** Given information **
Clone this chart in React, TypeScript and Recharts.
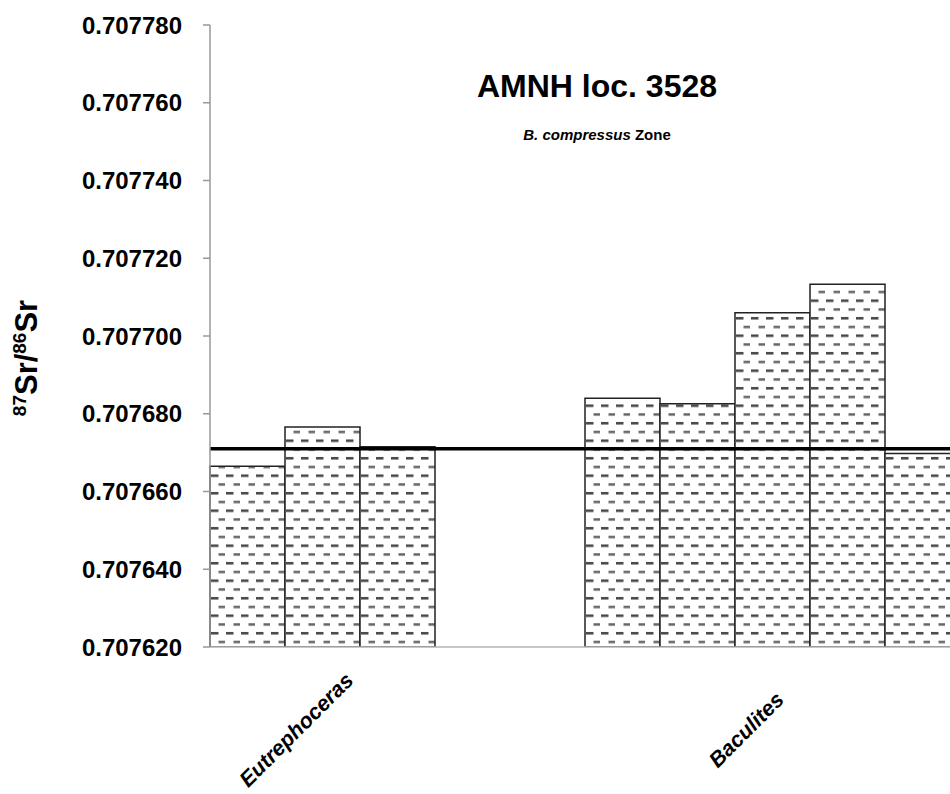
import React from 'react';
import { BarChart, Bar, XAxis, YAxis, ReferenceLine, Customized } from 'recharts';

// Sample slots along the category axis (two empty slots separate the genera)
const sampleIds = ['E1', 'E2', 'E3', 'gap1', 'gap2', 'B1', 'B2', 'B3', 'B4', 'B5'];
// Genus label shown under the middle sample of each group
const genusLabels = ['', 'Eutrephoceras', '', '', '', '', '', 'Baculites', '', ''];
// 87Sr/86Sr values per sample (null = empty slot)
const srRatios: (number | null)[] = [
  0.7076665, 0.7076766, 0.7076715, null, null,
  0.707684, 0.7076826, 0.707706, 0.7077133, 0.7076698,
];
const meanRatio = 0.707671;
const yTicks = [0.70762, 0.70764, 0.70766, 0.70768, 0.7077, 0.70772, 0.70774, 0.70776, 0.70778];
const titleText = 'AMNH loc. 3528';
const subtitleItalic = 'B. compressus';
const subtitleRest = ' Zone';

const data = sampleIds.map((id, i) => ({ id, label: genusLabels[i], value: srRatios[i] }));
const labelById: Record<string, string> = {};
data.forEach((d) => { labelById[d.id] = d.label; });

const FONT = '"Liberation Sans", Arial, Helvetica, sans-serif';

const GenusTick = (props: any) => {
  const { x, y, payload } = props;
  const text = labelById[payload.value];
  if (!text) return null;
  const cx = x - 26;
  const cy = y + 75;
  return (
    <text
      x={cx}
      y={cy}
      transform={`rotate(-45, ${cx}, ${cy})`}
      textAnchor="middle"
      dominantBaseline="central"
      fontFamily={FONT}
      fontWeight="bold"
      fontStyle="italic"
      fontSize={21.5}
      fill="#000"
    >
      {text}
    </text>
  );
};

const Titles = () => (
  <g>
    <text x={597} y={97} textAnchor="middle" fontFamily={FONT} fontWeight="bold" fontSize={32} fill="#000">
      {titleText}
    </text>
    <text x={597} y={140} textAnchor="middle" fontFamily={FONT} fontWeight="bold" fontSize={15} fill="#000">
      <tspan fontStyle="italic">{subtitleItalic}</tspan>
      <tspan>{subtitleRest}</tspan>
    </text>
    <text
      x={37}
      y={358}
      transform="rotate(-90, 37, 358)"
      textAnchor="middle"
      fontFamily={FONT}
      fontWeight="bold"
      fill="#000"
    >
      <tspan fontSize={19} dy={-11}>87</tspan>
      <tspan fontSize={31} dy={11}>Sr/</tspan>
      <tspan fontSize={19} dy={-11}>86</tspan>
      <tspan fontSize={31} dy={11}>Sr</tspan>
    </text>
  </g>
);

export default function App() {
  return (
    <div style={{ position: 'fixed', left: 0, top: 0, width: 950, height: 794, overflow: 'hidden', background: '#fff' }}>
      <BarChart
        width={975}
        height={794}
        data={data}
        margin={{ top: 25, right: 15, bottom: 0, left: 0 }}
        barCategoryGap={0}
        barGap={0}
      >
        <defs>
          <pattern id="dashFill" patternUnits="userSpaceOnUse" width={15} height={17.5}>
            <rect x={0} y={0} width={15} height={17.5} fill="#fff" />
            <rect x={1} y={2} width={7.5} height={2.5} fill="#444" />
            <rect x={8.5} y={10.75} width={7.5} height={2.5} fill="#666" />
          </pattern>
        </defs>
        <XAxis
          dataKey="id"
          height={147}
          tickLine={false}
          axisLine={{ stroke: '#b5b5b5', strokeWidth: 1.5 }}
          tick={<GenusTick />}
          interval={0}
        />
        <YAxis
          width={210}
          domain={[0.70762, 0.70778]}
          ticks={yTicks}
          allowDataOverflow
          tickFormatter={(v: number) => v.toFixed(6)}
          tick={{ fontFamily: FONT, fontWeight: 'bold', fontSize: 24, fill: '#000' }}
          tickSize={7}
          tickMargin={21}
          tickLine={{ stroke: '#999', strokeWidth: 1.5 }}
          axisLine={{ stroke: '#999', strokeWidth: 1.5 }}
        />
        <Bar
          dataKey="value"
          fill="url(#dashFill)"
          stroke="#222"
          strokeWidth={1.5}
          isAnimationActive={false}
        />
        <ReferenceLine y={meanRatio} stroke="#000" strokeWidth={3.5} />
        <Customized component={Titles} />
      </BarChart>
    </div>
  );
}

** Problem **
Leave out any pictures, please, and quote only the lines from the top of the data through the line that contains "YAxis, ReferenceLine, Customized".

** Complete response **
Clone this chart in React, TypeScript and Recharts.
import React from 'react';
import { BarChart, Bar, XAxis, YAxis, ReferenceLine, Customized } from 'recharts';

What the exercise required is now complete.